Owner financing of homes comes with risks

by The City Wire staff ([email protected]) 1,430 views 

It is no secret that lending institutions have been forced to tighten requirements since the financial crisis of 2008. But a little-discussed financing mechanism known as owner financing, or seller financing, is a cause for concern according to a seller and a mortgage originator in the region.

This form of financing has the seller carrying all or a portion of the financing. The buyer and the seller agree on the interest rate, monthly payment amount, insurance obligations and other terms. The agreement is typically noted in public records to protect the parties.

It is something Fort Smith home owner Greg Pair Jr. has been hearing about a lot since he put his home on the market four months ago.

"We've had one offer, but it fell through because of financing. They could not get the financing (to purchase the home)," he said. "We've also had at least four or five calls to see if we could do owner financing because of the inability to get financing at the bank."

Pair and his wife Jamie were not comfortable with selling their home through owner financing.

"Owner financing would mean we would still have the loan on the house. It's essentially the same as a rent-to-own option. It would be paying us the monthly payment to pay off the loan. In turn, it would hurt us because we couldn't carry that loan plus the loan on the new house."

Walt Fenton, a mortgage originator at First Security Bank in Rogers, said Pair's views on owner financing were correct. According to Fenton, term owner or seller financing is not even an accurate depiction of the financial transaction taking place.

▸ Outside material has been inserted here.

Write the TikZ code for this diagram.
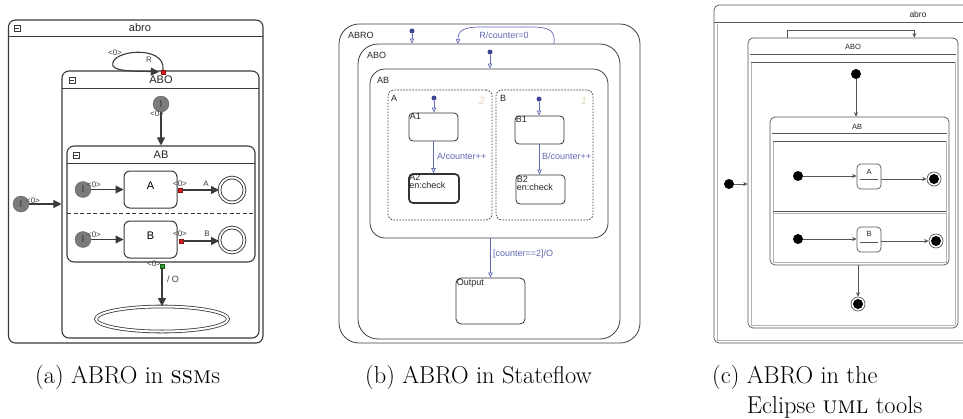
\documentclass[tikz,border=0pt]{standalone}
\usepackage{fontspec}
\newfontfamily\diagfont{Liberation Sans}
\usetikzlibrary{arrows.meta,fit,calc,shapes.geometric}

\definecolor{ssmline}{HTML}{3A3A3A}
\definecolor{ssmgray}{HTML}{7B7B7B}
\definecolor{ssmred}{HTML}{E41B1B}
\definecolor{ssmgreen}{HTML}{2CA02C}
\definecolor{sfline}{HTML}{404040}
\definecolor{sfblue}{HTML}{6169B3}
\definecolor{sfdotc}{HTML}{3F4595}
\definecolor{sfnum}{HTML}{E8DCC6}
\definecolor{umlline}{HTML}{555555}
\definecolor{umldot}{HTML}{B4B4B4}

\newcommand{\fsz}[1]{\fontsize{#1}{#1}\selectfont}

\tikzset{
  % SSM chart
  ssmbox/.style={draw=ssmline, line width=1.1pt, rounded corners=7pt, inner sep=0pt, fit={#1}},
  ssmrule/.style={draw=ssmline, line width=1pt},
  ssmtitle/.style={font=\diagfont\fsz{11}, text=black!85, inner sep=0pt},
  ssmsmall/.style={font=\diagfont\fsz{8}, text=black!75, inner sep=0pt},
  minusbox/.style={draw=ssmline, line width=0.5pt, minimum size=5.5pt, inner sep=0pt,
    path picture={\draw[line width=0.5pt] ([xshift=1.2pt]path picture bounding box.west) -- ([xshift=-1.2pt]path picture bounding box.east);}},
  ssminit/.style={circle, fill=ssmgray, draw=ssmgray!70!black, line width=0.3pt, minimum size=16pt, inner sep=0pt, font=\diagfont\fsz{10}, text=black!80},
  ssmstate/.style={draw=ssmline, line width=1pt, rounded corners=6pt, inner sep=0pt, fit={#1}, font=\diagfont\fsz{11}},
  ssmfinal/.style={circle, draw=ssmline, double, double distance=1.8pt, line width=0.9pt, minimum size=25pt, inner sep=0pt},
  ssmarr/.style={draw=ssmline, line width=1.1pt, -{Triangle[length=8pt,width=8pt]}},
  ssmport/.style={rectangle, draw=#1!60!black, fill=#1, line width=0.3pt, minimum size=4pt, inner sep=0pt},
  % Stateflow chart
  sfbox/.style={draw=sfline, line width=0.8pt, inner sep=0pt, fit={#1}},
  sfregion/.style={draw=black!80, line width=0.7pt, dash pattern=on 1.6pt off 1.4pt, rounded corners=6pt, inner sep=0pt, fit={#1}},
  sfstate/.style={draw=black!80, line width=0.8pt, rounded corners=4pt, inner sep=0pt, fit={#1}},
  sfname/.style={font=\diagfont\fsz{9}, text=black!85, inner sep=0pt, anchor=west},
  sfinner/.style={font=\diagfont\fsz{9}, text=black!85, inner sep=1pt, anchor=north west, align=left},
  sfarr/.style={draw=sfblue, line width=0.7pt, -{Triangle[open,length=5pt,width=4.5pt]}},
  sfdefault/.style={circle, fill=sfdotc, inner sep=0pt, minimum size=5pt},
  sflabel/.style={font=\diagfont\fsz{9}, text=sfblue, inner sep=0pt, anchor=west},
  sfnumber/.style={font=\diagfont\itshape\fsz{11}, text=sfnum, inner sep=0pt},
  % UML chart
  umlbox/.style={draw=umlline, line width=0.7pt, rounded corners=5pt, inner sep=0pt, fit={#1}},
  umlarea/.style={draw=umldot, line width=0.6pt, dash pattern=on 0.4pt off 0.4pt},
  umlrule/.style={draw=umlline, line width=0.7pt},
  umlname/.style={font=\diagfont\fsz{7.5}, text=black!85, inner sep=0pt},
  umlstate/.style={draw=umlline, line width=0.7pt, rounded corners=4pt, inner sep=0pt, fit={#1}},
  umlinit/.style={circle, fill=black, inner sep=0pt, minimum size=10pt},
  umlfinal/.style={circle, draw=umlline, line width=0.7pt, fill=white, inner sep=0pt, minimum size=14pt,
    path picture={\fill[black] (path picture bounding box.center) circle[radius=5pt];}},
  umlarr/.style={draw=umlline, line width=0.6pt, -{Stealth[length=4.5pt,width=4pt]}},
  % captions
  caption/.style={font=\fontsize{24.4}{30}\selectfont, inner sep=0pt, anchor=base west},
}

\begin{document}
\begin{tikzpicture}[x=1pt,y=-1pt]
\fill[white] (0,0) rectangle (963,418);
\useasboundingbox (0,0) rectangle (963,418);

% ================= (a) SSM =================
\node[ssmbox={(8.5,20)(263,343)}] (abro) {};
\draw[ssmrule] (8.5,36) -- (263,36);
\node[ssmtitle] (abroT) at (140,28) {abro};
\node[minusbox] (abroM) at (17,28) {};

\node[ssmbox={(62,71)(259,338)}] (abo) {};
\draw[ssmrule] (62,88) -- (259,88);
\node[ssmtitle] (aboT) at (161,80) {ABO};
\node[minusbox] (aboM) at (72,80) {};

\node[ssmbox={(67,146)(255,262)}] (ab) {};
\draw[ssmrule] (67,163) -- (255,163);
\node[ssmtitle] (abT) at (161,155) {AB};
\node[minusbox] (abM) at (76,155) {};
\draw[draw=ssmline, line width=0.9pt, dash pattern=on 4pt off 2.5pt] (67,213) -- (255,213);

% self loop R on ABO
\node[ssmport=ssmred] (rABO) at (163,72) {};
\draw[ssmarr] (rABO.north) .. controls (166,44) and (108,50) .. (113,66)
  .. controls (116,72) and (140,71) .. ([xshift=-2pt]rABO.west);
\node[ssmsmall] (lpl) at (115,53) {<0>};
\node[ssmsmall] (lpR) at (149,60) {R};

% initial of ABO
\node[ssminit] (i0) at (161,104) {I};
\node[ssmsmall] (i0l) at (157,114) {<0>};
\draw[ssmarr] (i0) -- (ab.north);

% outer initial
\node[ssminit] (iO) at (21,204) {I};
\node[ssmsmall] (iOl) at (33,201) {<0>};
\draw[ssmarr] (iO) -- (iO -| abo.west);

% region A
\node[ssminit] (iA) at (83,189.5) {I};
\node[ssmsmall] (iAl) at (94,185) {<0>};
\node[ssmstate={(124,171)(177,208)}] (sA) {A};
\draw[ssmarr] (iA) -- (sA.west);
\node[ssmfinal] (fA) at (232,190) {};
\node[ssmport=ssmred] (rA) at (180,190) {};
\node[ssmsmall] (rAl) at (180,184) {<0>};
\node[ssmsmall] (rAt) at (206,184) {A};
\draw[ssmarr] (rA.east) -- (fA.west);

% region B
\node[ssminit] (iB) at (83,239.5) {I};
\node[ssmsmall] (iBl) at (94,235) {<0>};
\node[ssmstate={(124,221)(177,258)}] (sB) {B};
\draw[ssmarr] (iB) -- (sB.west);
\node[ssmfinal] (fB) at (232,240) {};
\node[ssmport=ssmred] (rB) at (181,241) {};
\node[ssmsmall] (rBl) at (180,234) {<0>};
\node[ssmsmall] (rBt) at (207,234) {B};
\draw[ssmarr] (rB.east) -- (rB.east -| fB.west);

% termination
\node[ssmport=ssmgreen] (gAB) at (162,266) {};
\node[ssmsmall] (gABl) at (154,264) {<0>};
\node[ellipse, draw=ssmline, double, double distance=2pt, line width=0.8pt,
      minimum width=132pt, minimum height=25pt, inner sep=0pt] (fin) at (162,319) {};
\draw[ssmarr] (gAB.south) -- (fin.north);
\node[ssmsmall, font=\diagfont\fsz{9}] (gABt) at (173,279) {/ O};

% ================= (b) Stateflow =================
\node[sfbox={(339,24)(640,343)}, rounded corners=20pt] (ABRO) {};
\node[sfname] (ABROn) at (348,35) {ABRO};
\node[sfbox={(358,44)(620,339)}, rounded corners=20pt] (ABO) {};
\node[sfname] (ABOn) at (367,55) {ABO};
\node[sfbox={(370,69)(608,238)}, rounded corners=15pt] (AB) {};
\node[sfname] (ABn) at (377,80) {AB};

\node[sfregion={(388,90)(492,220)}] (RA) {};
\node[sfname] (RAn) at (391,98) {A};
\node[sfnumber] (RAk) at (482,101) {2};
\node[sfregion={(496,90)(593,220)}] (RB) {};
\node[sfname] (RBn) at (500,98) {B};
\node[sfnumber] (RBk) at (584,101) {1};

\node[sfstate={(409,113)(458,141)}] (A1) {};
\node[sfinner] at (A1.north west) {A1};
\node[sfstate={(409,174)(459,203)}, line width=1.7pt] (A2) {};
\node[sfinner] at (A2.north west) {A2\\[-1pt]en:check};
\node[sfstate={(515,116)(564,144)}] (B1) {};
\node[sfinner] at (B1.north west) {B1};
\node[sfstate={(516,175)(565,204)}] (B2) {};
\node[sfinner] at (B2.north west) {B2\\[-1pt]en:check};
\node[sfstate={(456,278)(525,324)}, rounded corners=5pt] (Out) {};
\node[sfinner] at (Out.north west) {Output};

% default transitions
\node[sfdefault] (dABRO) at (412,31) {};
\draw[sfarr] (dABRO) -- (dABRO |- ABO.north);
\node[sfdefault] (dABO) at (490,52) {};
\draw[sfarr] (dABO) -- (dABO |- AB.north);
\node[sfdefault] (dA) at (434,98) {};
\draw[sfarr] (dA) -- (dA |- A1.north);
\node[sfdefault] (dB) at (539,99) {};
\draw[sfarr] (dB) -- (dB |- B1.north);

% transitions
\draw[sfarr] (A1.south) -- (A1.south |- A2.north);
\node[sflabel] (tA) at (437,156) {A/counter++};
\draw[sfarr] (B1.south) -- (B1.south |- B2.north);
\node[sflabel] (tB) at (542,156) {B/counter++};
\draw[sfarr] (Out.north |- AB.south) -- (Out.north);
\node[sflabel] (tO) at (493,254) {[counter==2]/O};

\coordinate (rS) at (554,44);
\coordinate (rE) at (458,44);
\draw[sfarr] (rS) .. controls (556,30) and (548,27) .. (532,27) -- (480,27)
  .. controls (463,27) and (458,31) .. (rE);
\node[sflabel, anchor=center] (tR) at (504,35) {R/counter=0};

% ================= (c) UML =================
\node[umlbox={(714,5)(990,343)}] (uabro) {};
\draw[umlrule] (714,22) -- (990,22);
\draw[umlarea] (717,24) -- (717,340) -- (990,340);
\node[umlname, font=\diagfont\fsz{8.5}] (uabroT) at (918,14) {abro};

\node[umlbox={(748,38)(958,328)}] (uABO) {};
\node[umlname] (uABOT) at (853,47) {ABO};
\draw[umlrule] (750,54) -- (956,54);
\draw[umlarea] (751,62) rectangle (955,325);
\draw[umlrule] (751,62) -- (955,62);
\draw[umlarr] ([xshift=40pt]uABO.north west) |- ([xshift=-44pt,yshift=7pt]uABO.north east)
  -- ([xshift=-44pt]uABO.north east);

\node[umlinit] (uiABO) at (856,74) {};
\node[umlbox={(770,117)(949,265)}] (uAB) {};
\draw[umlarr] (uiABO) -- (uiABO |- uAB.north);
\node[umlname] (uABT) at (857,127) {AB};
\draw[umlrule] (772,133) -- (947,133);
\draw[umlarea] (773,141) rectangle (946,262);
\draw[umlrule] (773,141) -- (946,141);
\draw[umlrule] (773,211) -- (946,211);
\draw[umlarea] (773,213) -- (946,213);

% region A
\node[umlinit] (uiA) at (798,176) {};
\node[umlstate={(857,164)(881,189)}] (uA) {};
\node[umlname] (uAT) at (869,172) {A};
\draw[umlrule] (860,179.5) -- (878,179.5);
\node[umlfinal] (ufA) at (934,179) {};
\draw[umlarr] (uiA) -- (uiA -| uA.west);
\draw[umlarr] (uA.east |- ufA) -- (ufA.west);

% region B
\node[umlinit] (uiB) at (798,239) {};
\node[umlstate={(857,227)(881,252)}] (uB) {};
\node[umlname] (uBT) at (869,234) {B};
\draw[umlrule] (860,242.5) -- (878,242.5);
\node[umlfinal] (ufB) at (936,241) {};
\draw[umlarr] (uiB) -- (uiB -| uB.west);
\draw[umlarr] (uB.east |- ufB) -- (ufB.west);

% final of ABO and outer initial
\node[umlfinal] (ufABO) at (858,304) {};
\draw[umlarr] (ufABO |- uAB.south) -- (ufABO.north);
\node[umlinit] (uiO) at (729,184) {};
\draw[umlarr] (uiO) -- (uiO -| uABO.west);

% ================= captions =================
\node[caption] (capA) at (35,383) {(a) ABRO in \textsc{ssm}s};
\node[caption] (capB) at (365,383) {(b) ABRO in Stateflow};
\node[caption] (capC) at (712,383)
  {\begin{tabular}[t]{@{}l@{ }l@{}}(c) & ABRO in the\\ & Eclipse \textsc{uml} tools\end{tabular}};
\end{tikzpicture}
\end{document}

"He's doing a contract for deed where the contract remains in his name," Fenton said. "Owner financing is really where they own the property free and clear and the buyer puts down 20%. We'd count that whole mortgage against him unless he can prove that he's been receiving the payments for at least 12 months."

The risks associated with doing owner financing are many, Fenton said, adding that anyone who is asked to do owner financing, as Pair has been, should think long and hard about why they would need an alternative financing solution.

"If they're having trouble with their credit, why would I want to carry a note on them," he asked. "If they are a poor credit risk to a bank, why would the seller want to take that risk?"

While signs have been popping up across the Fort Smith region with messages about owner financing and more people have started talking about it, Long and Fenton say it is still rare in the Northwest Arkansas regions. Long, who said he has not yet sold a home through owner financing, said in his opinion, it would likely only be a good option for certain types of properties.

"Owner financing, I think, would be more (suitable) for mobiles (mobile homes) which are hard to finance or specific properties that are hard to finance for whatever reason. And I've heard of lease-to-buy, that's sort of owner financing. But I just don't know. I just haven't run across it much."

Fenton said all individuals who may be in the market for a home at any point in the near future need to get used to the more difficult lending procedures and be prepared for the rare, but still possible, rejection for a loan.

"We're back to the old days where their debt to income ratios should not be more than 28% of monthly income. We don't want that other debt to exceed 41% unless there are great compensating factors – high credit scores, long term job security," he said. "You need money, you need a job, you need good credit. It's back to the good old days."

Should a prospective buyer be denied, Fenton said it is not the end of the world and they don't necessarily have to resort to alternative financing options.

"We do see some people with poor credit and we do some counseling with them. They may have to come back in six months, a year or two years. But in the grand scheme of things, two years goes by relatively quickly."

If a seller does choose to extend financing themselves to a buyer, Century 21 advises that the seller take measures to fully protect themselves.

"You should run a full credit check on the borrower, require hazard insurance on the property and include a due-on-sale clause. There also are financing, disclosure and repayment-term requirements that need to be met. Again, it is wise to consult an attorney when considering this type of transaction."

As for Pair, he is hoping his home sells quickly through traditional financing so he and his family can purchase their next home.

"The bad part for us is we wouldn't be able to purchase the other house, we couldn't officially go through on the house. We're (in a contract to purchase our next home) contingent on selling our (current) house. We need the equity in our house to pay the down payment on the new house."